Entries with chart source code
>> Begin
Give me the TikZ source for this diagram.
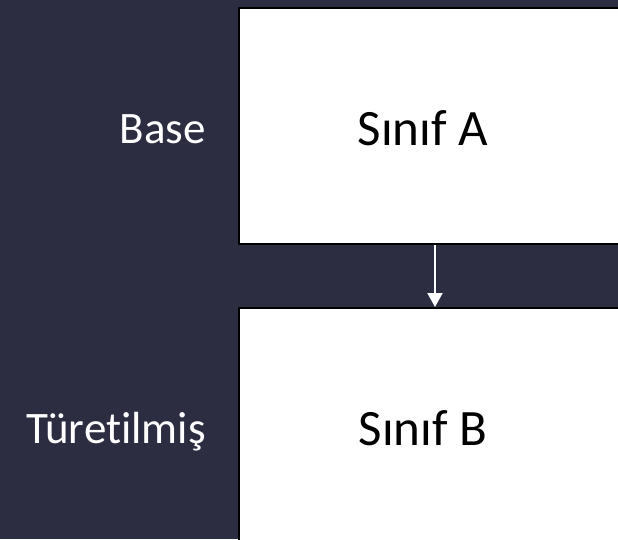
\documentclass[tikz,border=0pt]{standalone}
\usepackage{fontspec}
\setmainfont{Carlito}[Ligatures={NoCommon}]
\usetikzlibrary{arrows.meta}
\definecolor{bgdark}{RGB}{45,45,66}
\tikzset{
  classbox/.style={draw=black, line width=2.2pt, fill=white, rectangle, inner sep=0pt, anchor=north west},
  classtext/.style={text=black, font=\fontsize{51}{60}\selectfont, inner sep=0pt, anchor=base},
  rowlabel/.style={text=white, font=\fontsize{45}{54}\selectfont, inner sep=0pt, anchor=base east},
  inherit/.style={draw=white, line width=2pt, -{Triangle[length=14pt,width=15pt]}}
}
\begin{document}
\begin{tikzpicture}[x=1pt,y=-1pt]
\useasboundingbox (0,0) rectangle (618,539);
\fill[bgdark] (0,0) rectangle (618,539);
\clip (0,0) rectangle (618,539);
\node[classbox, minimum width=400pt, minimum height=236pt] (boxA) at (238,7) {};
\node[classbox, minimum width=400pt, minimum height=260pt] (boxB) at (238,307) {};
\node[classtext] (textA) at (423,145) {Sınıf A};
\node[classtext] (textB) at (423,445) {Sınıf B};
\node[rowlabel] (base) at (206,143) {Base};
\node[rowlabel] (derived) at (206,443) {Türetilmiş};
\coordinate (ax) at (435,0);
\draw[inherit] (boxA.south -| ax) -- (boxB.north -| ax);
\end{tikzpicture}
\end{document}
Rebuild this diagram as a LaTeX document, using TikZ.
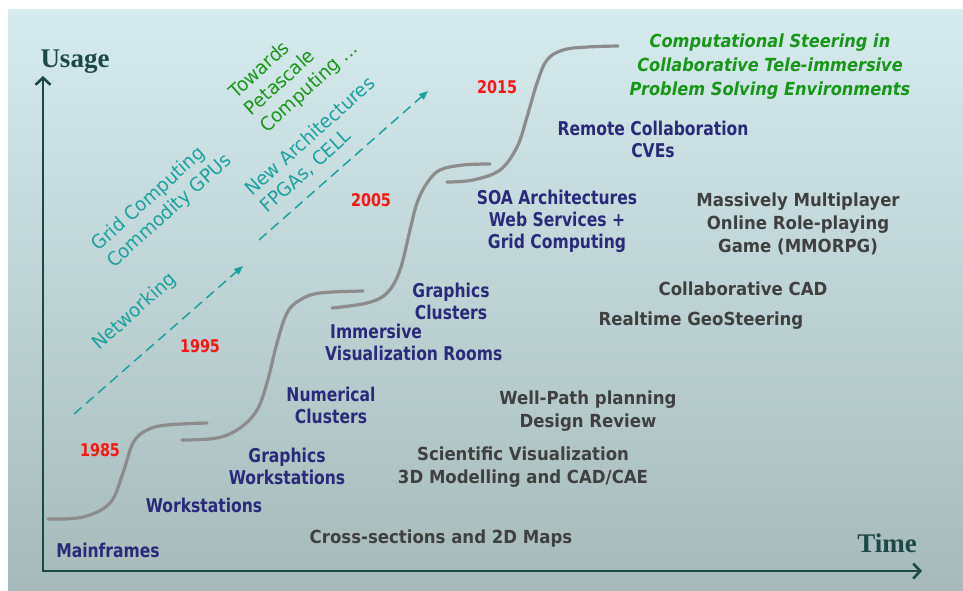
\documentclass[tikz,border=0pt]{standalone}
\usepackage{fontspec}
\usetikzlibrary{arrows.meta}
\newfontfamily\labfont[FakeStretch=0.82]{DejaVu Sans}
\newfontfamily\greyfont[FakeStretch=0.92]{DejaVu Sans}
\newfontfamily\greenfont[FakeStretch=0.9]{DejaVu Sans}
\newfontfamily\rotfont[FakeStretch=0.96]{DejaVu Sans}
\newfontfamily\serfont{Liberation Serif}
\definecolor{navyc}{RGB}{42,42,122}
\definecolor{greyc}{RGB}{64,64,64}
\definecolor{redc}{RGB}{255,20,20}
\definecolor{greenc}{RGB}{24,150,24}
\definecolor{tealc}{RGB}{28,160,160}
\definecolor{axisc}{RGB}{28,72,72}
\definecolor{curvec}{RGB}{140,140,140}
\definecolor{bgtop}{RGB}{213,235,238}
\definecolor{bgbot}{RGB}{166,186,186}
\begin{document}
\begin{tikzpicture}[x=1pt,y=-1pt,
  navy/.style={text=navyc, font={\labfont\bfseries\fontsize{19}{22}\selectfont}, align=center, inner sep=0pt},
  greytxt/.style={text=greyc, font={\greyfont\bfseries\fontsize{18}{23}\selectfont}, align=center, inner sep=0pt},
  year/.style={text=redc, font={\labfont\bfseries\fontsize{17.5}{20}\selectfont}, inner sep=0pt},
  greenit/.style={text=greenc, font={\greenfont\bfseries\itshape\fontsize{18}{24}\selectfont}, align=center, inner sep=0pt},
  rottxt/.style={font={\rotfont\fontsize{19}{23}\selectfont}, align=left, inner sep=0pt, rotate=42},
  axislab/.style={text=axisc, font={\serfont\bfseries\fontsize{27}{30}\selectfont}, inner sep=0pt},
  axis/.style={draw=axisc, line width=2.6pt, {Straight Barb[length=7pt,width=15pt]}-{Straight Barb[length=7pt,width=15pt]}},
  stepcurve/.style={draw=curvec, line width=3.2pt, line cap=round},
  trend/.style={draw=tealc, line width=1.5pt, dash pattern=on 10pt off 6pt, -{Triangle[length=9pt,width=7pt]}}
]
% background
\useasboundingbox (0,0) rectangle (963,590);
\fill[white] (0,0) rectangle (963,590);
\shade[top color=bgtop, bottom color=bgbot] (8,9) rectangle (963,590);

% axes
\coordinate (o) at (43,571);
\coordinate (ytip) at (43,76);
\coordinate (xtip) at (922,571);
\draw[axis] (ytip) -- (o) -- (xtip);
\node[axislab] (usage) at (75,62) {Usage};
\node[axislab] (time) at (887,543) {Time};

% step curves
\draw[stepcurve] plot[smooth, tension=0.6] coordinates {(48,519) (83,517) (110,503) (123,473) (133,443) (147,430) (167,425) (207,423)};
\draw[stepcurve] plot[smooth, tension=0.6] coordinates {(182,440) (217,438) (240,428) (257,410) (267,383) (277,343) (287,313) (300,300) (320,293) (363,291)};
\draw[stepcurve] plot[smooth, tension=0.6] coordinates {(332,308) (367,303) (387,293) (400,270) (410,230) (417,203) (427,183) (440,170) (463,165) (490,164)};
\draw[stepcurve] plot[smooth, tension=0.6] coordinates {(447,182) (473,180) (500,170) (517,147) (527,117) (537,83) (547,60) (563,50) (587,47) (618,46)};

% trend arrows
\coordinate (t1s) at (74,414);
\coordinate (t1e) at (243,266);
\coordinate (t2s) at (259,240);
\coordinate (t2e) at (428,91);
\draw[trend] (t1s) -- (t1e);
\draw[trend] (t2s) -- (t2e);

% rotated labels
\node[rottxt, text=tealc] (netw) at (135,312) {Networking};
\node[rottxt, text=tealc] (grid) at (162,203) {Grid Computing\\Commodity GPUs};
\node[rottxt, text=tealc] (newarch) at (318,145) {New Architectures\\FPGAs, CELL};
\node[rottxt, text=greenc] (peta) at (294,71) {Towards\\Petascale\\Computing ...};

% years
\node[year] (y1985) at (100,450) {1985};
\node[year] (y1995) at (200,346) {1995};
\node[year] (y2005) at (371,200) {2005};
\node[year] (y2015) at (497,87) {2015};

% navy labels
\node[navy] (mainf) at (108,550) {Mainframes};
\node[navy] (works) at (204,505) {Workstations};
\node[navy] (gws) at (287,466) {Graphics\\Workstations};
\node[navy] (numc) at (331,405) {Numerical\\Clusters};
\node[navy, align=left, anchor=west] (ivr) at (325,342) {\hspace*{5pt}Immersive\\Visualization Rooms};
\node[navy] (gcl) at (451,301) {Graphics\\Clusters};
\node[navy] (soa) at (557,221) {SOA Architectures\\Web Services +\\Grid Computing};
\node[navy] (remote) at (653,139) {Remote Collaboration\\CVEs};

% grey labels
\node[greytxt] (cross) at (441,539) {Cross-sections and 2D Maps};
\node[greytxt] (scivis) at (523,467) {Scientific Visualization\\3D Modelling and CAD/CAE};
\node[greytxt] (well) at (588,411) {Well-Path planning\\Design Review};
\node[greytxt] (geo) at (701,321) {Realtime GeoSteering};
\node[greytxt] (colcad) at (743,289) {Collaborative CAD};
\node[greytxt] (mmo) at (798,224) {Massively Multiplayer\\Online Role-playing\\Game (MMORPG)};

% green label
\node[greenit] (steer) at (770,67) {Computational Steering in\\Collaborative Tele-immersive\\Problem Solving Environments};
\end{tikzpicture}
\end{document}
>> End
Make a list of all lines in the data that contain "diagram".

## Exercise answer
Give me the TikZ source for this diagram.
Rebuild this diagram as a LaTeX document, using TikZ.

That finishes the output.